I’ve thought a tremendous amount about pride for over a year. I thought about it when I posted my before and after picture from hitchfit. I thought about it 6 months later when I wrote about all the awesome fitness milestones I met last year. I thought about it when I wrote about my awesome 10K PR last year too.
And I still wonder about pride.
One of my closest friends in the world has got the best handle on this deadly sin. I look at her in awe and I just scratch my head.
I asked her about it recently. Her simple response was, “Pride is a sin I have control of.” And “but I also know, I am nothing without Him.”
It is easy to see why I look up to this woman, right?
So what sparked this conversation? Why is this even in my head?
Well, I’m taking a break, a HUGE break from all things fitness at the moment. By previous normal standards I should be on the treadmill training for a run I’ve done every year (but one) since 2009. I should be lifting weights and focusing a lot of effort if I want a PR this year. I should be making my Calendar, marking the other races I want to do throughout the year. I should be tracking my body fat. I should be measuring and weighing my supplements and tracking my progress
But I am not. I am not doing one of these things. I’m on a break (cue in Ross and Rachel – “We were on a break!!!”).
So now I’m on the outside and I’m seeing my other friends who are working hard on their fitness goals, posting their check-ins at the gym, posting their selfies, and posting their messages about fitness, happiness and all thing healthy on FBland. And I wonder, is this pride?
I am not going to entertain the topic about whether or not pride is wrong. The Bible says it is wrong so it is wrong. It is not up for debate. Pride is wrong. Period.
When pride comes, then comes disgrace, but with the humble is wisdom. – Proverbs 11:2
So what do we do with this? Especially for someone one who’s focusing their life in fitness do fitness and not be proud?
The only thing I can glean from is from my own personal experience.
One of the things I did daily while during my transformation was post something motivational about health, fitness or even scripture. It wasn’t to rub in anyone’s faces about how they are doing it wrong. It equally was not me telling them how I WAS doing it right. I just felt this weird duty, the same duty I feel to write in general, to inform folks, to encourage folks, to let them know I was where they were (in being overwhelmed or unmotivated, etc) and it will/is/is supposed to get better. That’s what the majority of what those posts were about.

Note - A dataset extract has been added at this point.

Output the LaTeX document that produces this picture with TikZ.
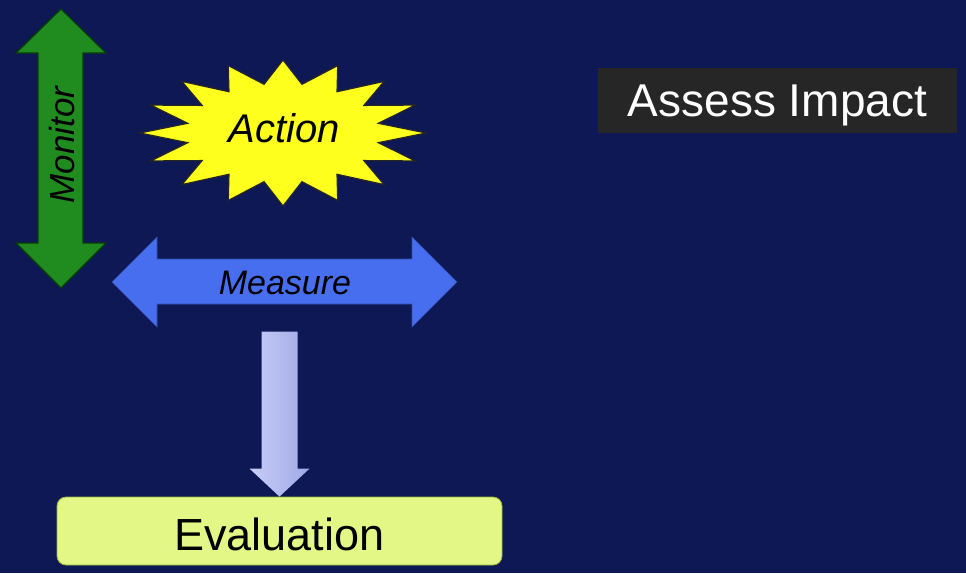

I mean, truly, it would be no different than what I’m doing now with many more words. I’m doing my damnedest to be inspiring to lead people somewhere else.
And then I think about the writings I did about accomplishments I achieved and I surprised myself. I reread my reflective post about the greatest run I’ve ever had (a 10K last year). I don’t think there’s a whole lot to be ashamed of there. It was reflective from a standpoint about why I enjoy running (it actually made me miss it… JUST A LITTLE… not enough to go lace up my shoes.) and what it feels like to be part of the racing community.
I did have a post last year reflecting back on my 37th year of life. While I did reflect spiritually a tremendous amount, because so many life events happened at once for me, I did seem very prideful. I boasted about all the races I did throughout the year and all the awesome things that happened with me and fitness.
The discussion with my friend about pride naturally came to the term HUMBLE. “Being humble before God” I think is how she put it. So I got a little silly and said, “where does it stop? When my boss says, ‘Nice spreadsheet, Jamie.’ What am I supposed to do? Respond, ‘PRAISE JESUS!’?” And I guess this is the only place I still don’t have closure. I don’t fully understand when I’m supposed to be outward about being humble before God and only allowing Him to take credit or when I’m supposed to just accept the compliment but still give honor to God in my mind.
I guess it just takes practice… to recognize those times when pride has seeped in or your ego is getting in the way or whatever the issue, and to start to humble yourself before God. Give God the glory. Let it all be Him. Realize that it really is Him and not you. You in your own right didn’t lose that 50 pounds, you didn’t land that $5M account, you didn’t sell 100 cars this week… without Him you are nothing.
This is difficult I realize. Why would God care about someone selling 100 cars or losing 50 pounds? I don’t know. Why does God need someone to deal with heartache or depression or grief?
In looking back, I can tell you that I, on my own merit, didn’t do my hitchfit transformation alone. Nope. There was no way I alone was getting up at 4 o’clock in the morning to do cardio and then to turn around and do weights over the lunch hour and sometimes again in the evening for 5 to 6 days a week. If it was on my own merit then right now I would be doing the same. It doesn’t work that way. It wasn’t me, it was Him and in that scenario I see it plain as day.
But he gives more grace. Therefore it says, “God opposes the proud, but gives grace to the humble.” – James 4:6
In the words of Mother Teresa:
Humility is the mother of all virtues; purity, charity and obedience. It is in being humble that our love becomes real, devoted and ardent. If you are humble nothing will touch you, neither praise nor disgrace, because you know what you are. If you are blamed you will not be discouraged. If they call you a saint you will not put yourself on a pedestal.
Wouldn’t that be an awesome way to live?